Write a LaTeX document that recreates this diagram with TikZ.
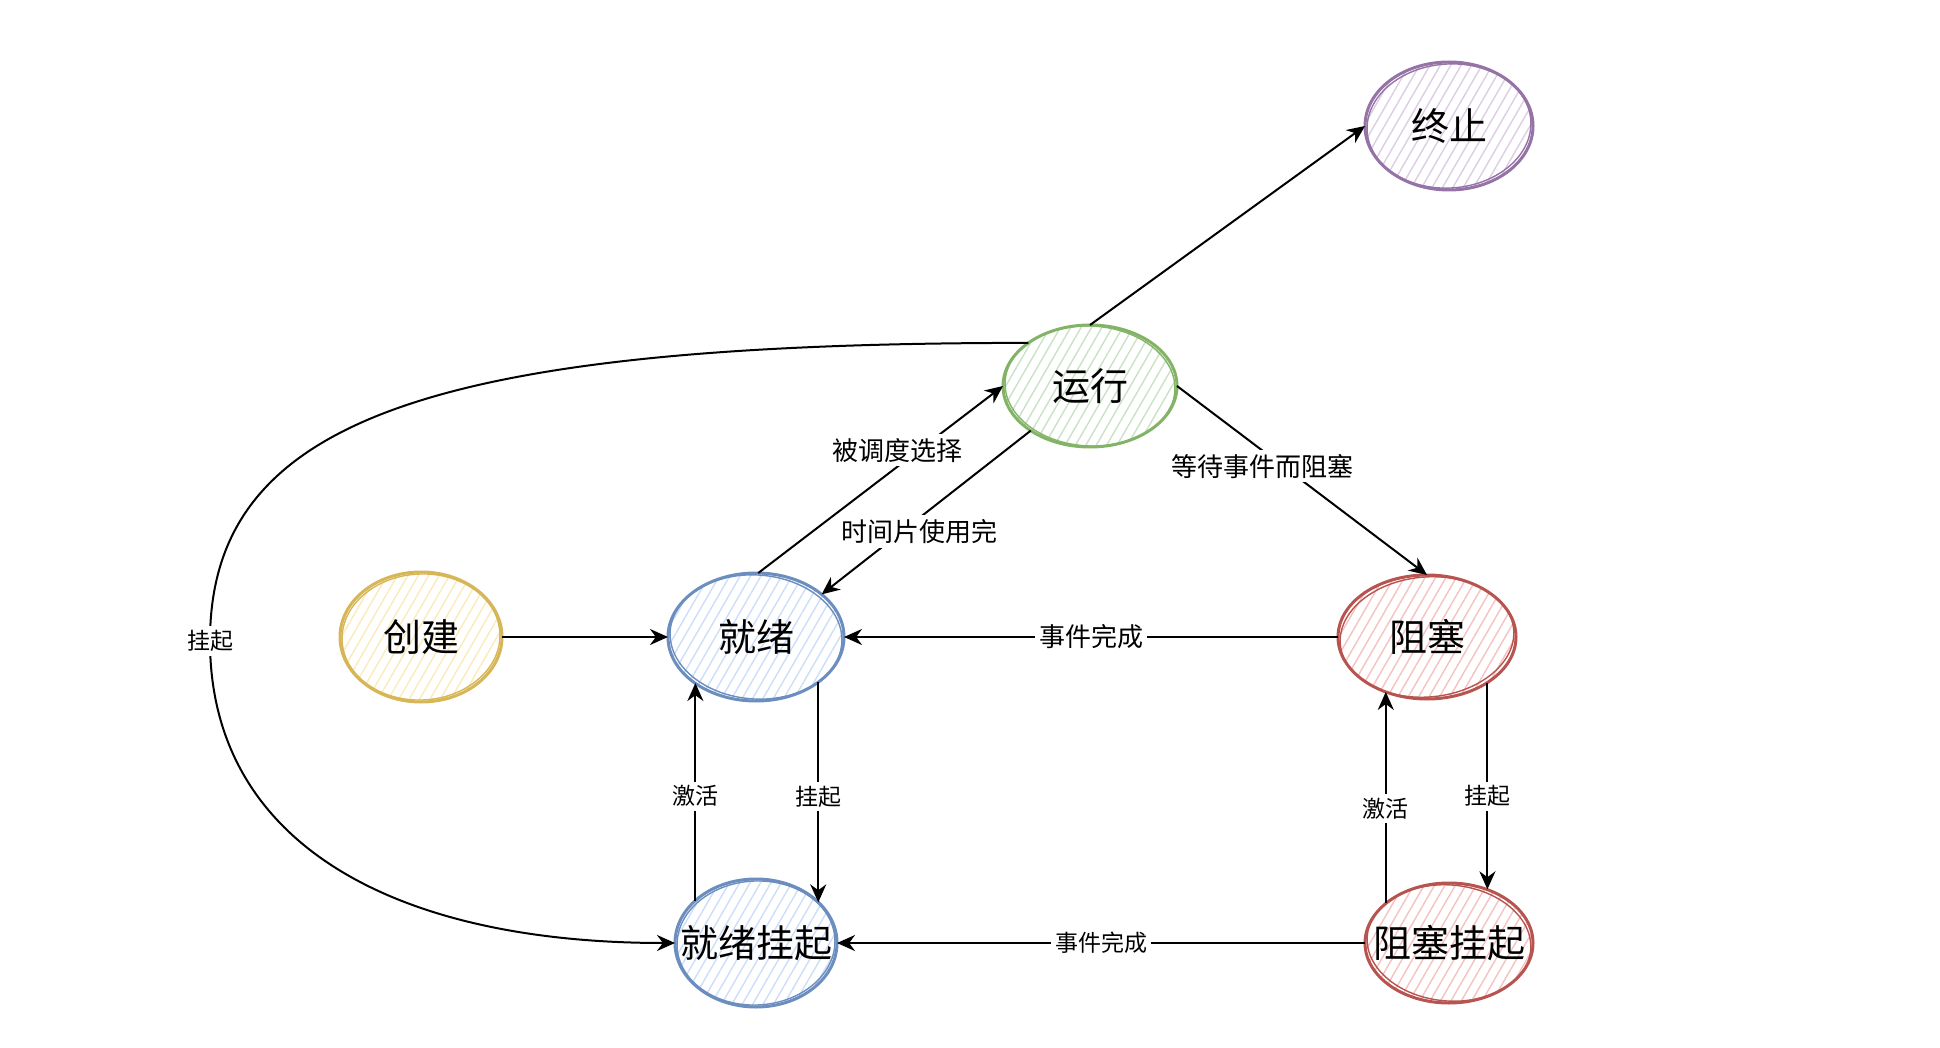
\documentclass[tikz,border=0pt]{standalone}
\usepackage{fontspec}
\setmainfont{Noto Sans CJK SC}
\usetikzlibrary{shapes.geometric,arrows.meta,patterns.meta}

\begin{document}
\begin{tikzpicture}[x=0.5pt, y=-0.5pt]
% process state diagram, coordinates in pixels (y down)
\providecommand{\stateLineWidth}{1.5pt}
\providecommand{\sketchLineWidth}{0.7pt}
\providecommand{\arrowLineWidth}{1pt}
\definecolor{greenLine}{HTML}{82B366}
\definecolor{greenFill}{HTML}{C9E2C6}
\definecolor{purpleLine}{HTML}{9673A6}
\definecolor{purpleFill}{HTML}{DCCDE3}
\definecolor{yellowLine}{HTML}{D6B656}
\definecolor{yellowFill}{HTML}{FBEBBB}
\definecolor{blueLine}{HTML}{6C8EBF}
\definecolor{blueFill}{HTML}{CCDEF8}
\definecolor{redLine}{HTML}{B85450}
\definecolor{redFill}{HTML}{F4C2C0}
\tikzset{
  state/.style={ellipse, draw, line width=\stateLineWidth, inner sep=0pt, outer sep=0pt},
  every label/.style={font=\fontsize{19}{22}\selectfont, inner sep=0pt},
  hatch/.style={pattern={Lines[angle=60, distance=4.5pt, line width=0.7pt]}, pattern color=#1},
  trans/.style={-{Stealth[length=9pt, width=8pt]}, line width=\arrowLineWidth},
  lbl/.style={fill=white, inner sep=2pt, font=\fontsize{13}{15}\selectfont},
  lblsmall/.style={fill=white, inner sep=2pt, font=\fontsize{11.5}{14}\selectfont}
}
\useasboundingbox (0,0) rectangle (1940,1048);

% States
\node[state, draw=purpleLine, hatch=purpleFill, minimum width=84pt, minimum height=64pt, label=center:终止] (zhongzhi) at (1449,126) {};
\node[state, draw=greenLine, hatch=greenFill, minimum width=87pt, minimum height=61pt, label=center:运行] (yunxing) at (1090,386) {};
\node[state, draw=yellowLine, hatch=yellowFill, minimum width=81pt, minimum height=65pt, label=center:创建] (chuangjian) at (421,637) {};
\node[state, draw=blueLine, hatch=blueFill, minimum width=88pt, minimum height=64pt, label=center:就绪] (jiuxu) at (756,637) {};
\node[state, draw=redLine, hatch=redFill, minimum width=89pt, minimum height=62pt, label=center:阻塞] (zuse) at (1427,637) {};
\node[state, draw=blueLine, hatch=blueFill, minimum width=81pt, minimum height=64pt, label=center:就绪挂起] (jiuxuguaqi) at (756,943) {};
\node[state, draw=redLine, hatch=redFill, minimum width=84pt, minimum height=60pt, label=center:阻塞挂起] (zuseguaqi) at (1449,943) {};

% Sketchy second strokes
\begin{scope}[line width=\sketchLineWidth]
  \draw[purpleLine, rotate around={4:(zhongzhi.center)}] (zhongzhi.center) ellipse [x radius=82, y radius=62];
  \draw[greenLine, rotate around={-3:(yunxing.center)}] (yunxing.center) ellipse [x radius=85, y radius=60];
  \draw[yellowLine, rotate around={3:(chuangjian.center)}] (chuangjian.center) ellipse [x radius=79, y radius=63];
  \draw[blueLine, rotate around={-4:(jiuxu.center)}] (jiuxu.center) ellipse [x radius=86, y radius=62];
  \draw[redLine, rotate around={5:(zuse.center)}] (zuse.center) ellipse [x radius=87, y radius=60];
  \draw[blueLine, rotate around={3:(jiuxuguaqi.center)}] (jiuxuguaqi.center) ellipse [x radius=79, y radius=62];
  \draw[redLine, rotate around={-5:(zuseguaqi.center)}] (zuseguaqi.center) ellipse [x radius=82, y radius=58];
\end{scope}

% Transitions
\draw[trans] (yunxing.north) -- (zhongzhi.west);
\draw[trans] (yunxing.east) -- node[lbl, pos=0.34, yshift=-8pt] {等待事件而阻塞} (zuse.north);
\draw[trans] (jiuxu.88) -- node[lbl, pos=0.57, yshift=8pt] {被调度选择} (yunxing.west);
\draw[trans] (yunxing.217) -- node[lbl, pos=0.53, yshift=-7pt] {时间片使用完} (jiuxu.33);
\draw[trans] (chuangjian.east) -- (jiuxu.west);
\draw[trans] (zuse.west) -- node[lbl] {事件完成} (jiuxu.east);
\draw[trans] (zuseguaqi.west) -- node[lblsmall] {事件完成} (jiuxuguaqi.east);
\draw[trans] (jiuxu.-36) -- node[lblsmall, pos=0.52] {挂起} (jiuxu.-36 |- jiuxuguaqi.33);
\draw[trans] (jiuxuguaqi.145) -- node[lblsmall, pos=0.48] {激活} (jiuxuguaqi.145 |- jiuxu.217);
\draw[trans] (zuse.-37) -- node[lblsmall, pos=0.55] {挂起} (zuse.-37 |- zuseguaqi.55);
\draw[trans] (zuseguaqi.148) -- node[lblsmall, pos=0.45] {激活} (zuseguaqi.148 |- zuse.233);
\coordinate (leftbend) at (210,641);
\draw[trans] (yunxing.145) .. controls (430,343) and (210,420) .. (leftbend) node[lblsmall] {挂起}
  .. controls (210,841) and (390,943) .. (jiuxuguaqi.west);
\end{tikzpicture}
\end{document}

TASK BRIEF:
Go through the listing above and quote it exactly, apart from its images.

RESPONSE TO THE TASK:
Write a LaTeX document that recreates this diagram with TikZ.
\documentclass[tikz,border=0pt]{standalone}
\usepackage{fontspec}
\setmainfont{Noto Sans CJK SC}
\usetikzlibrary{shapes.geometric,arrows.meta,patterns.meta}

\begin{document}
\begin{tikzpicture}[x=0.5pt, y=-0.5pt]
% process state diagram, coordinates in pixels (y down)
\providecommand{\stateLineWidth}{1.5pt}
\providecommand{\sketchLineWidth}{0.7pt}
\providecommand{\arrowLineWidth}{1pt}
\definecolor{greenLine}{HTML}{82B366}
\definecolor{greenFill}{HTML}{C9E2C6}
\definecolor{purpleLine}{HTML}{9673A6}
\definecolor{purpleFill}{HTML}{DCCDE3}
\definecolor{yellowLine}{HTML}{D6B656}
\definecolor{yellowFill}{HTML}{FBEBBB}
\definecolor{blueLine}{HTML}{6C8EBF}
\definecolor{blueFill}{HTML}{CCDEF8}
\definecolor{redLine}{HTML}{B85450}
\definecolor{redFill}{HTML}{F4C2C0}
\tikzset{
  state/.style={ellipse, draw, line width=\stateLineWidth, inner sep=0pt, outer sep=0pt},
  every label/.style={font=\fontsize{19}{22}\selectfont, inner sep=0pt},
  hatch/.style={pattern={Lines[angle=60, distance=4.5pt, line width=0.7pt]}, pattern color=#1},
  trans/.style={-{Stealth[length=9pt, width=8pt]}, line width=\arrowLineWidth},
  lbl/.style={fill=white, inner sep=2pt, font=\fontsize{13}{15}\selectfont},
  lblsmall/.style={fill=white, inner sep=2pt, font=\fontsize{11.5}{14}\selectfont}
}
\useasboundingbox (0,0) rectangle (1940,1048);

% States
\node[state, draw=purpleLine, hatch=purpleFill, minimum width=84pt, minimum height=64pt, label=center:终止] (zhongzhi) at (1449,126) {};
\node[state, draw=greenLine, hatch=greenFill, minimum width=87pt, minimum height=61pt, label=center:运行] (yunxing) at (1090,386) {};
\node[state, draw=yellowLine, hatch=yellowFill, minimum width=81pt, minimum height=65pt, label=center:创建] (chuangjian) at (421,637) {};
\node[state, draw=blueLine, hatch=blueFill, minimum width=88pt, minimum height=64pt, label=center:就绪] (jiuxu) at (756,637) {};
\node[state, draw=redLine, hatch=redFill, minimum width=89pt, minimum height=62pt, label=center:阻塞] (zuse) at (1427,637) {};
\node[state, draw=blueLine, hatch=blueFill, minimum width=81pt, minimum height=64pt, label=center:就绪挂起] (jiuxuguaqi) at (756,943) {};
\node[state, draw=redLine, hatch=redFill, minimum width=84pt, minimum height=60pt, label=center:阻塞挂起] (zuseguaqi) at (1449,943) {};

% Sketchy second strokes
\begin{scope}[line width=\sketchLineWidth]
  \draw[purpleLine, rotate around={4:(zhongzhi.center)}] (zhongzhi.center) ellipse [x radius=82, y radius=62];
  \draw[greenLine, rotate around={-3:(yunxing.center)}] (yunxing.center) ellipse [x radius=85, y radius=60];
  \draw[yellowLine, rotate around={3:(chuangjian.center)}] (chuangjian.center) ellipse [x radius=79, y radius=63];
  \draw[blueLine, rotate around={-4:(jiuxu.center)}] (jiuxu.center) ellipse [x radius=86, y radius=62];
  \draw[redLine, rotate around={5:(zuse.center)}] (zuse.center) ellipse [x radius=87, y radius=60];
  \draw[blueLine, rotate around={3:(jiuxuguaqi.center)}] (jiuxuguaqi.center) ellipse [x radius=79, y radius=62];
  \draw[redLine, rotate around={-5:(zuseguaqi.center)}] (zuseguaqi.center) ellipse [x radius=82, y radius=58];
\end{scope}

% Transitions
\draw[trans] (yunxing.north) -- (zhongzhi.west);
\draw[trans] (yunxing.east) -- node[lbl, pos=0.34, yshift=-8pt] {等待事件而阻塞} (zuse.north);
\draw[trans] (jiuxu.88) -- node[lbl, pos=0.57, yshift=8pt] {被调度选择} (yunxing.west);
\draw[trans] (yunxing.217) -- node[lbl, pos=0.53, yshift=-7pt] {时间片使用完} (jiuxu.33);
\draw[trans] (chuangjian.east) -- (jiuxu.west);
\draw[trans] (zuse.west) -- node[lbl] {事件完成} (jiuxu.east);
\draw[trans] (zuseguaqi.west) -- node[lblsmall] {事件完成} (jiuxuguaqi.east);
\draw[trans] (jiuxu.-36) -- node[lblsmall, pos=0.52] {挂起} (jiuxu.-36 |- jiuxuguaqi.33);
\draw[trans] (jiuxuguaqi.145) -- node[lblsmall, pos=0.48] {激活} (jiuxuguaqi.145 |- jiuxu.217);
\draw[trans] (zuse.-37) -- node[lblsmall, pos=0.55] {挂起} (zuse.-37 |- zuseguaqi.55);
\draw[trans] (zuseguaqi.148) -- node[lblsmall, pos=0.45] {激活} (zuseguaqi.148 |- zuse.233);
\coordinate (leftbend) at (210,641);
\draw[trans] (yunxing.145) .. controls (430,343) and (210,420) .. (leftbend) node[lblsmall] {挂起}
  .. controls (210,841) and (390,943) .. (jiuxuguaqi.west);
\end{tikzpicture}
\end{document}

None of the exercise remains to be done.